** start Data block **

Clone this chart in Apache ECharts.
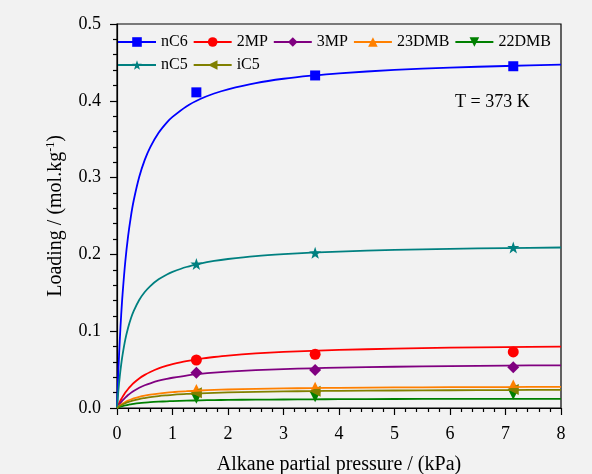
<!DOCTYPE html>
<html>
<head>
<meta charset="utf-8">
<script src="https://cdn.jsdelivr.net/npm/echarts@6/dist/echarts.min.js"></script>
<style>
  html, body { margin: 0; padding: 0; background: #f2f2f2; }
  #chart { width: 592px; height: 474px; }
</style>
</head>
<body>
<div id="chart"></div>
<script>
// fitted curves
const fitP = [0, 0.025, 0.05, 0.075, 0.1, 0.15, 0.2, 0.25, 0.3, 0.4, 0.5, 0.6, 0.75, 0.9, 1, 1.25, 1.5, 1.75, 2, 2.5, 3, 3.5, 4, 5, 6, 7, 8];
const fitNC6 = [0, 0.0488, 0.0882, 0.1207, 0.148, 0.1911, 0.2237, 0.2493, 0.2698, 0.3007, 0.323, 0.3397, 0.3583, 0.3719, 0.379, 0.3927, 0.4023, 0.4095, 0.415, 0.4231, 0.4287, 0.4327, 0.4358, 0.4402, 0.4432, 0.4453, 0.447];
const fit2MP = [0, 0.0042, 0.0079, 0.0114, 0.0145, 0.0201, 0.0248, 0.0289, 0.0325, 0.0384, 0.0431, 0.0469, 0.0515, 0.0551, 0.0571, 0.0611, 0.0641, 0.0664, 0.0683, 0.071, 0.073, 0.0745, 0.0756, 0.0773, 0.0785, 0.0793, 0.08];
const fit3MP = [0, 0.0028, 0.0054, 0.0077, 0.0099, 0.0136, 0.0169, 0.0197, 0.0222, 0.0263, 0.0296, 0.0322, 0.0355, 0.038, 0.0394, 0.0422, 0.0443, 0.046, 0.0473, 0.0493, 0.0507, 0.0517, 0.0525, 0.0537, 0.0546, 0.0552, 0.0556];
const fit23DMB = [0, 0.0017, 0.0032, 0.0046, 0.0058, 0.0079, 0.0096, 0.0111, 0.0124, 0.0145, 0.0161, 0.0173, 0.0188, 0.02, 0.0206, 0.0219, 0.0228, 0.0235, 0.0241, 0.0249, 0.0255, 0.0259, 0.0263, 0.0268, 0.0271, 0.0273, 0.0275];
const fit22DMB = [0, 0.0007, 0.0014, 0.002, 0.0025, 0.0034, 0.0042, 0.0048, 0.0054, 0.0063, 0.007, 0.0076, 0.0082, 0.0087, 0.009, 0.0096, 0.00995, 0.0103, 0.0105, 0.0109, 0.0111, 0.0113, 0.01145, 0.0117, 0.0118, 0.0119, 0.012];
const fitNC5 = [0, 0.0228, 0.0412, 0.0564, 0.0692, 0.0894, 0.1046, 0.1166, 0.1262, 0.1406, 0.151, 0.1588, 0.1675, 0.1739, 0.1772, 0.1836, 0.1881, 0.1915, 0.194, 0.1978, 0.2004, 0.2023, 0.2037, 0.2058, 0.2072, 0.2082, 0.209];
const fitIC5 = [0, 0.0013, 0.0025, 0.0035, 0.0045, 0.0062, 0.0076, 0.0088, 0.0099, 0.0117, 0.013, 0.0142, 0.0155, 0.0165, 0.0171, 0.0183, 0.0191, 0.0198, 0.0203, 0.0211, 0.0216, 0.022, 0.0224, 0.0228, 0.0231, 0.0234, 0.0236];

// measured points
const ptP = [1.43, 3.57, 7.14];
const ptNC6 = [0.411, 0.433, 0.445];
const pt2MP = [0.0625, 0.070, 0.073];
const pt3MP = [0.046, 0.0495, 0.053];
const pt23DMB = [0.024, 0.027, 0.030];
const pt22DMB = [0.0126, 0.0147, 0.018];
const ptNC5 = [0.1875, 0.202, 0.209];
const ptIC5 = [0.020, 0.0217, 0.024];

const star = 'path://M0,-10 L2.35,-3.24 9.51,-3.09 3.80,1.24 5.88,8.09 0,4 -5.88,8.09 -3.80,1.24 -9.51,-3.09 -2.35,-3.24 Z';

const species = [
  { name: 'nC6', color: '#0000ff', symbol: 'rect', rot: 0, size: 10, fit: fitNC6, pt: ptNC6 },
  { name: '2MP', color: '#ff0000', symbol: 'circle', rot: 0, size: 11, fit: fit2MP, pt: pt2MP },
  { name: '3MP', color: '#800080', symbol: 'diamond', rot: 0, size: 12, fit: fit3MP, pt: pt3MP },
  { name: '23DMB', color: '#ff8000', symbol: 'triangle', rot: 0, size: 11, fit: fit23DMB, pt: pt23DMB },
  { name: '22DMB', color: '#008000', symbol: 'triangle', rot: 180, size: 11, fit: fit22DMB, pt: pt22DMB },
  { name: 'nC5', color: '#008080', symbol: star, rot: 0, size: 12, fit: fitNC5, pt: ptNC5 },
  { name: 'iC5', color: '#808000', symbol: 'triangle', rot: 90, size: 11, fit: fitIC5, pt: ptIC5 }
];

const serif = '"Liberation Serif", "Times New Roman", serif';

let lines = [], dots = [];
species.forEach(s => {
  lines.push({
    name: s.name,
    type: 'line',
    smooth: 0.3,
    showSymbol: false,
    symbol: s.symbol,
    symbolRotate: s.rot,
    symbolSize: 10,
    lineStyle: { color: s.color, width: 1.8 },
    itemStyle: { color: s.color },
    data: fitP.map((p, i) => [p, s.fit[i]]),
    silent: true
  });
  dots.push({
    name: s.name,
    type: 'scatter',
    symbol: s.symbol,
    symbolRotate: s.rot,
    symbolSize: s.size,
    itemStyle: { color: s.color, opacity: 1 },
    data: ptP.map((p, i) => [p, s.pt[i]])
  });
});

const legendBase = {
  left: 117,
  itemWidth: 38,
  itemHeight: 12,
  itemGap: 5,
  padding: 0,
  textStyle: { fontFamily: serif, fontSize: 16, color: '#000' }
};

const chart = echarts.init(document.getElementById('chart'));
chart.setOption({
  backgroundColor: '#f2f2f2',
  animation: false,
  textStyle: { fontFamily: serif },
  grid: {
    left: 117, right: 31, top: 24, bottom: 66,
    outerBoundsMode: 'none',
    show: true, borderColor: '#000', borderWidth: 1.2, backgroundColor: 'transparent'
  },
  legend: [
    Object.assign({ top: 34, data: ['nC6', '2MP', '3MP', '23DMB', '22DMB'] }, legendBase),
    Object.assign({ top: 57, data: ['nC5', 'iC5'] }, legendBase)
  ],
  xAxis: {
    type: 'value', min: 0, max: 8, interval: 1,
    name: 'Alkane partial pressure / (kPa)',
    nameLocation: 'middle', nameGap: 47,
    nameTextStyle: { fontFamily: serif, fontSize: 20, color: '#000' },
    axisLine: { lineStyle: { color: '#000', width: 1.2 } },
    axisTick: { inside: false, length: 7, lineStyle: { color: '#000', width: 1.2 } },
    minorTick: { show: true, splitNumber: 5, length: 4, lineStyle: { color: '#000', width: 1.2 } },
    axisLabel: { margin: 17, fontFamily: serif, fontSize: 18, color: '#000' },
    splitLine: { show: false }
  },
  yAxis: {
    type: 'value', min: 0, max: 0.5, interval: 0.1,
    name: 'Loading / (mol.kg{sup|-1})',
    nameLocation: 'middle', nameGap: 50,
    nameTextStyle: {
      fontFamily: serif, fontSize: 20, color: '#000',
      rich: { sup: { fontFamily: serif, fontSize: 12, color: '#000', verticalAlign: 'top', padding: [0, 0, 10, 0] } }
    },
    axisLine: { lineStyle: { color: '#000', width: 1.2 } },
    axisTick: { inside: false, length: 7, lineStyle: { color: '#000', width: 1.2 } },
    minorTick: { show: true, splitNumber: 5, length: 4, lineStyle: { color: '#000', width: 1.2 } },
    axisLabel: { margin: 16, fontFamily: serif, fontSize: 18, color: '#000', formatter: v => v.toFixed(1) },
    splitLine: { show: false }
  },
  graphic: [{
    type: 'text', left: 455, top: 93,
    style: { text: 'T = 373 K', fontFamily: serif, fontSize: 18, fill: '#000' }
  }],
  series: lines.concat(dots)
});
</script>
</body>
</html>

** end Data block **

Goal -
Up to and including the line containing "0.0231, 0.0234, 0.0236];", repeat every line from the start of the data, but none of the pictures.

Answer to the problem -
Clone this chart in Apache ECharts.
<!DOCTYPE html>
<html>
<head>
<meta charset="utf-8">
<script src="https://cdn.jsdelivr.net/npm/echarts@6/dist/echarts.min.js"></script>
<style>
  html, body { margin: 0; padding: 0; background: #f2f2f2; }
  #chart { width: 592px; height: 474px; }
</style>
</head>
<body>
<div id="chart"></div>
<script>
// fitted curves
const fitP = [0, 0.025, 0.05, 0.075, 0.1, 0.15, 0.2, 0.25, 0.3, 0.4, 0.5, 0.6, 0.75, 0.9, 1, 1.25, 1.5, 1.75, 2, 2.5, 3, 3.5, 4, 5, 6, 7, 8];
const fitNC6 = [0, 0.0488, 0.0882, 0.1207, 0.148, 0.1911, 0.2237, 0.2493, 0.2698, 0.3007, 0.323, 0.3397, 0.3583, 0.3719, 0.379, 0.3927, 0.4023, 0.4095, 0.415, 0.4231, 0.4287, 0.4327, 0.4358, 0.4402, 0.4432, 0.4453, 0.447];
const fit2MP = [0, 0.0042, 0.0079, 0.0114, 0.0145, 0.0201, 0.0248, 0.0289, 0.0325, 0.0384, 0.0431, 0.0469, 0.0515, 0.0551, 0.0571, 0.0611, 0.0641, 0.0664, 0.0683, 0.071, 0.073, 0.0745, 0.0756, 0.0773, 0.0785, 0.0793, 0.08];
const fit3MP = [0, 0.0028, 0.0054, 0.0077, 0.0099, 0.0136, 0.0169, 0.0197, 0.0222, 0.0263, 0.0296, 0.0322, 0.0355, 0.038, 0.0394, 0.0422, 0.0443, 0.046, 0.0473, 0.0493, 0.0507, 0.0517, 0.0525, 0.0537, 0.0546, 0.0552, 0.0556];
const fit23DMB = [0, 0.0017, 0.0032, 0.0046, 0.0058, 0.0079, 0.0096, 0.0111, 0.0124, 0.0145, 0.0161, 0.0173, 0.0188, 0.02, 0.0206, 0.0219, 0.0228, 0.0235, 0.0241, 0.0249, 0.0255, 0.0259, 0.0263, 0.0268, 0.0271, 0.0273, 0.0275];
const fit22DMB = [0, 0.0007, 0.0014, 0.002, 0.0025, 0.0034, 0.0042, 0.0048, 0.0054, 0.0063, 0.007, 0.0076, 0.0082, 0.0087, 0.009, 0.0096, 0.00995, 0.0103, 0.0105, 0.0109, 0.0111, 0.0113, 0.01145, 0.0117, 0.0118, 0.0119, 0.012];
const fitNC5 = [0, 0.0228, 0.0412, 0.0564, 0.0692, 0.0894, 0.1046, 0.1166, 0.1262, 0.1406, 0.151, 0.1588, 0.1675, 0.1739, 0.1772, 0.1836, 0.1881, 0.1915, 0.194, 0.1978, 0.2004, 0.2023, 0.2037, 0.2058, 0.2072, 0.2082, 0.209];
const fitIC5 = [0, 0.0013, 0.0025, 0.0035, 0.0045, 0.0062, 0.0076, 0.0088, 0.0099, 0.0117, 0.013, 0.0142, 0.0155, 0.0165, 0.0171, 0.0183, 0.0191, 0.0198, 0.0203, 0.0211, 0.0216, 0.022, 0.0224, 0.0228, 0.0231, 0.0234, 0.0236];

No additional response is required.